■ Exercise material:
######

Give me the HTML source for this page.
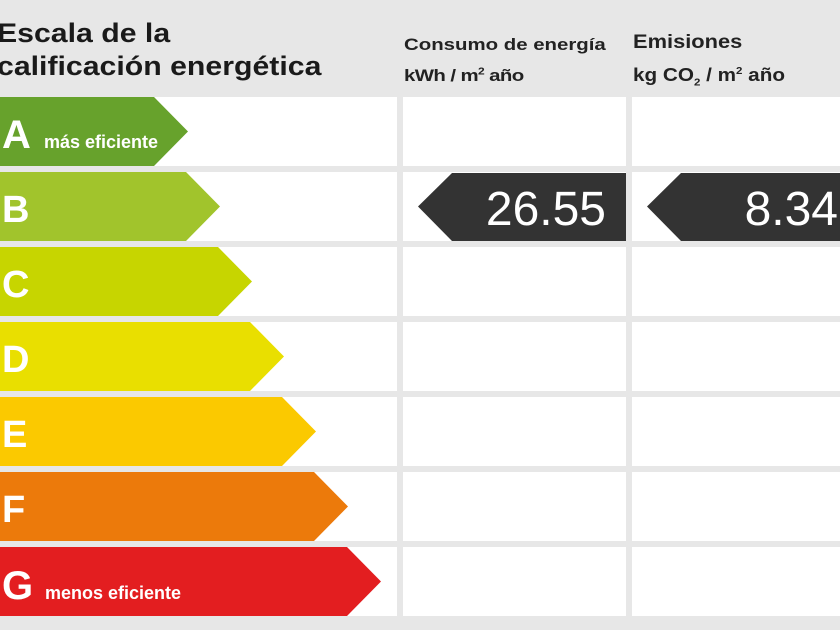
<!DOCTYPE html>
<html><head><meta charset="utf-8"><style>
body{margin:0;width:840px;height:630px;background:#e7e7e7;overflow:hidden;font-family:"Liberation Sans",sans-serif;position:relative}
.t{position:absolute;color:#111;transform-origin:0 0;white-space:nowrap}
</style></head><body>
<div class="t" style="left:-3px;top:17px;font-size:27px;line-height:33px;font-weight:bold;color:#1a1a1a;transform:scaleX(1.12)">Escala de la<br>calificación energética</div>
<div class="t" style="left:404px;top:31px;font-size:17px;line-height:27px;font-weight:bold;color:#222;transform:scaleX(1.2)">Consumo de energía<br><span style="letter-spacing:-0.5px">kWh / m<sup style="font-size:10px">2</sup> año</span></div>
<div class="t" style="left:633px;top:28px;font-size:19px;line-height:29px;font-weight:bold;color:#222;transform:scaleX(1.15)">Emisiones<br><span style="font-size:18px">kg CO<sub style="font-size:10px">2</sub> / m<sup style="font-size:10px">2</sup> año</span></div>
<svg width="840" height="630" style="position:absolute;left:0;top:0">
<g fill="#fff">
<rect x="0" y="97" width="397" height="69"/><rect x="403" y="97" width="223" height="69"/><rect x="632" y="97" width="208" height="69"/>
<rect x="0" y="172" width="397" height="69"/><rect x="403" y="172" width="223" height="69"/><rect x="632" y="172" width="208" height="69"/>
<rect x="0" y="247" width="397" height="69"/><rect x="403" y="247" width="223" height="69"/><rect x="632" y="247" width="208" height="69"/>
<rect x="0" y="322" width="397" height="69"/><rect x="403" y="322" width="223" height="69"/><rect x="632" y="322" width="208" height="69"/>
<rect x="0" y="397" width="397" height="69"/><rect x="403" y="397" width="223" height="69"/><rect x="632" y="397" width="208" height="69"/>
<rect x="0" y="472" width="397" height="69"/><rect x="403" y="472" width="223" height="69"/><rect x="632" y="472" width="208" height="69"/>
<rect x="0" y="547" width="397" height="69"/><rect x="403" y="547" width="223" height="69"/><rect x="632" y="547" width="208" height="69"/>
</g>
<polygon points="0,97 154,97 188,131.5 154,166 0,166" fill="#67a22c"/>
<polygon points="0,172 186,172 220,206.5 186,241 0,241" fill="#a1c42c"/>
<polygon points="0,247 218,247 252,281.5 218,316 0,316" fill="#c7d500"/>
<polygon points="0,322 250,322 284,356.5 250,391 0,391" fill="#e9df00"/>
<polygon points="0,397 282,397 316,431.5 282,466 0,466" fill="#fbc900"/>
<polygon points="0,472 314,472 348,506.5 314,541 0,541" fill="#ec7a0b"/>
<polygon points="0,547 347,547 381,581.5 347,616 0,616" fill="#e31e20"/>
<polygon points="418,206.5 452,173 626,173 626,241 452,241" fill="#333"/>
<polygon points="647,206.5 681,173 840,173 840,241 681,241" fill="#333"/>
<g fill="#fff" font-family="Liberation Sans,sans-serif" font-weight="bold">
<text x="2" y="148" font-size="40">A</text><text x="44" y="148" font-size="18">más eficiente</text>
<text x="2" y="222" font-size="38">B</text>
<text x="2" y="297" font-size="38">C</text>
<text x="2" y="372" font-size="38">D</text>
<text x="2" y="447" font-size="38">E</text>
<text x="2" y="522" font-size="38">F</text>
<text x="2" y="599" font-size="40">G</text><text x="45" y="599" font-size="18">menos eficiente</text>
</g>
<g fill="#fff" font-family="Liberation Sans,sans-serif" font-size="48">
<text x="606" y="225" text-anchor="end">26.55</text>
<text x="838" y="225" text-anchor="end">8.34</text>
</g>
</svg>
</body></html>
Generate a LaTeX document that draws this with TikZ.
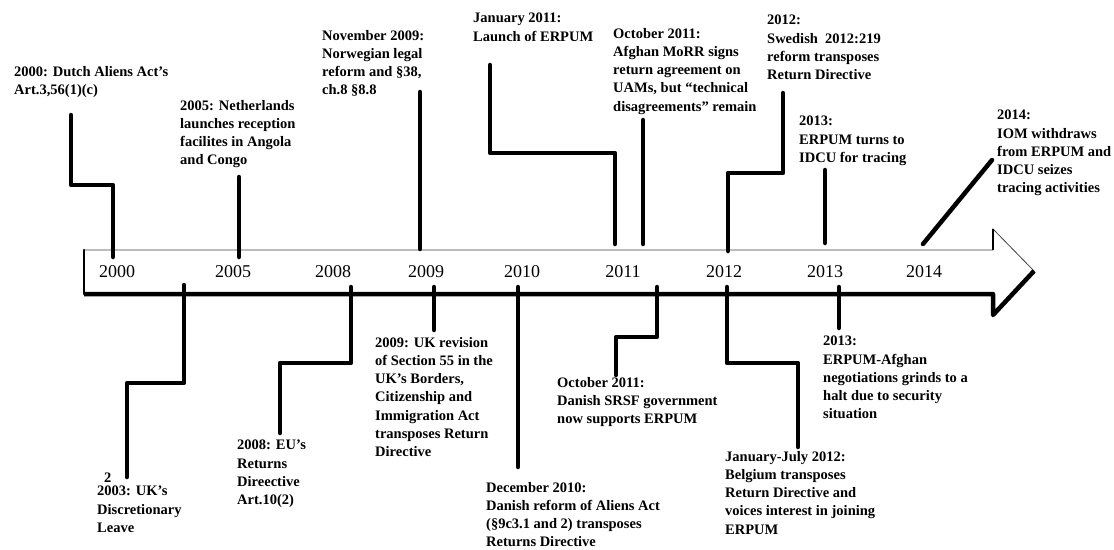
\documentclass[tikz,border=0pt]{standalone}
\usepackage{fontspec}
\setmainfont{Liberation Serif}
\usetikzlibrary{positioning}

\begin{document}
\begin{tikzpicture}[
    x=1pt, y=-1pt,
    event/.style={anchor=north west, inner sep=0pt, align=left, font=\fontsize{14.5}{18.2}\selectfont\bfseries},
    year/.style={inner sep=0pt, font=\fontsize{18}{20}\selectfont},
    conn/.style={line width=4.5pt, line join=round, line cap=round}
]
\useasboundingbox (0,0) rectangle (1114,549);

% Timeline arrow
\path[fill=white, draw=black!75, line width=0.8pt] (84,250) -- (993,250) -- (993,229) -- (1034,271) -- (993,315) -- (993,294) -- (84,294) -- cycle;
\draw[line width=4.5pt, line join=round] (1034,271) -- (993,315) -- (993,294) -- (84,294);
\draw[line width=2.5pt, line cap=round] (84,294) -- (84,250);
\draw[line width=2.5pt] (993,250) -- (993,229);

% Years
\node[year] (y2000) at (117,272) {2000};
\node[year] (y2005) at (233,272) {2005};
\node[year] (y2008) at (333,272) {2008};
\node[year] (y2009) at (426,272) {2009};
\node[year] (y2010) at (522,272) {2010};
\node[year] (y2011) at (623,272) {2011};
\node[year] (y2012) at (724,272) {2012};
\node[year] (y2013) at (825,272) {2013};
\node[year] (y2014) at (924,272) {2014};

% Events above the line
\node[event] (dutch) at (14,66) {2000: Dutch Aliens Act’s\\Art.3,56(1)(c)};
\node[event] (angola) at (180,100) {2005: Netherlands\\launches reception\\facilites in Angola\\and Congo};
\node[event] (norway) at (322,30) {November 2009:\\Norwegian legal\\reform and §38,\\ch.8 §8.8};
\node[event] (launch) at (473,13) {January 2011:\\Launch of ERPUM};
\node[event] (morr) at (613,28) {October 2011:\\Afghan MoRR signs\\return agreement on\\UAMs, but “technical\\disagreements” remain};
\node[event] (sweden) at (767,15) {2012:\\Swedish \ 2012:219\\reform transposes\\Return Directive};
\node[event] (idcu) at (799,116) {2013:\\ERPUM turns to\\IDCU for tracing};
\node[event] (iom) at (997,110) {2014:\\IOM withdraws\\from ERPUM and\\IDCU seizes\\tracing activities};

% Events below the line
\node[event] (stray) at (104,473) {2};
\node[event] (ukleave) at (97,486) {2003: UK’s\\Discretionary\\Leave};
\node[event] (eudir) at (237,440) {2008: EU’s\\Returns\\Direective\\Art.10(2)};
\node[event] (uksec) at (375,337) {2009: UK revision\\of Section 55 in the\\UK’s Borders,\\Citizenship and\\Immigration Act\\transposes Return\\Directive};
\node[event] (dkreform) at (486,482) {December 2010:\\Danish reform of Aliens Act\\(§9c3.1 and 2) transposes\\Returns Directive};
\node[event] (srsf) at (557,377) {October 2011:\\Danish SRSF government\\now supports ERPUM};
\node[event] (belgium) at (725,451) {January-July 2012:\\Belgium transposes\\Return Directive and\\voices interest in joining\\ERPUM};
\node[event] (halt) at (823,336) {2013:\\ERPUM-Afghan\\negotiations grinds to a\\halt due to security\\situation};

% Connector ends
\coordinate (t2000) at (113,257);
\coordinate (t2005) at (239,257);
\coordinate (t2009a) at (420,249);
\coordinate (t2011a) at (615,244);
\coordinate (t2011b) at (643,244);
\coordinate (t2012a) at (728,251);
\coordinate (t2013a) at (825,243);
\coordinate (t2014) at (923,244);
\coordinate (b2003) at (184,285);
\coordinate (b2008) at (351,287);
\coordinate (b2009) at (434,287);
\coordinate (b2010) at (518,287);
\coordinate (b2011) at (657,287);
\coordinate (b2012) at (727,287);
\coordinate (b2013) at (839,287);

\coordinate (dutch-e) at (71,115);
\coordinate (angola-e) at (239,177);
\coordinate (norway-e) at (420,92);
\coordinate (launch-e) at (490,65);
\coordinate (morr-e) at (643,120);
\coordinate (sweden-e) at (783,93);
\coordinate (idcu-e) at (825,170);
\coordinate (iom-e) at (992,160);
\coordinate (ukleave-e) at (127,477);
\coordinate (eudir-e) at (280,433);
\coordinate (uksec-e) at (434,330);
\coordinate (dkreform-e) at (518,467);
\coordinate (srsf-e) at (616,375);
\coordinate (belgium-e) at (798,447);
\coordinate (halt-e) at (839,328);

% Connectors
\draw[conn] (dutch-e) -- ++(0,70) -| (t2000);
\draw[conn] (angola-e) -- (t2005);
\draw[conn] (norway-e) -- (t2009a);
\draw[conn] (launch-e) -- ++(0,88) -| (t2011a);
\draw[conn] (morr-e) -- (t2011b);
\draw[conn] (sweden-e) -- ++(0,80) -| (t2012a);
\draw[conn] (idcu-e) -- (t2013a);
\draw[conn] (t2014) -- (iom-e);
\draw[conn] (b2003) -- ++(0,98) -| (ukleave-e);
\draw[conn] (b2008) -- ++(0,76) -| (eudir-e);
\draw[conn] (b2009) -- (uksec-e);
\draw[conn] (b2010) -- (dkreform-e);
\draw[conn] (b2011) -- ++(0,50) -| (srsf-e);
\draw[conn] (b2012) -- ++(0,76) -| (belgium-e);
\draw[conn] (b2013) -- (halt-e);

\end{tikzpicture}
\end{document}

######

■ Written problem: Word for word, restate the lines beginning with the one that has "Generate a LaTeX" and ending with the one that has "(y2014) at (924,272)". Keep both ends and skip any pictures.

■ Problem solution:
Generate a LaTeX document that draws this with TikZ.
\documentclass[tikz,border=0pt]{standalone}
\usepackage{fontspec}
\setmainfont{Liberation Serif}
\usetikzlibrary{positioning}

\begin{document}
\begin{tikzpicture}[
    x=1pt, y=-1pt,
    event/.style={anchor=north west, inner sep=0pt, align=left, font=\fontsize{14.5}{18.2}\selectfont\bfseries},
    year/.style={inner sep=0pt, font=\fontsize{18}{20}\selectfont},
    conn/.style={line width=4.5pt, line join=round, line cap=round}
]
\useasboundingbox (0,0) rectangle (1114,549);

% Timeline arrow
\path[fill=white, draw=black!75, line width=0.8pt] (84,250) -- (993,250) -- (993,229) -- (1034,271) -- (993,315) -- (993,294) -- (84,294) -- cycle;
\draw[line width=4.5pt, line join=round] (1034,271) -- (993,315) -- (993,294) -- (84,294);
\draw[line width=2.5pt, line cap=round] (84,294) -- (84,250);
\draw[line width=2.5pt] (993,250) -- (993,229);

% Years
\node[year] (y2000) at (117,272) {2000};
\node[year] (y2005) at (233,272) {2005};
\node[year] (y2008) at (333,272) {2008};
\node[year] (y2009) at (426,272) {2009};
\node[year] (y2010) at (522,272) {2010};
\node[year] (y2011) at (623,272) {2011};
\node[year] (y2012) at (724,272) {2012};
\node[year] (y2013) at (825,272) {2013};
\node[year] (y2014) at (924,272) {2014};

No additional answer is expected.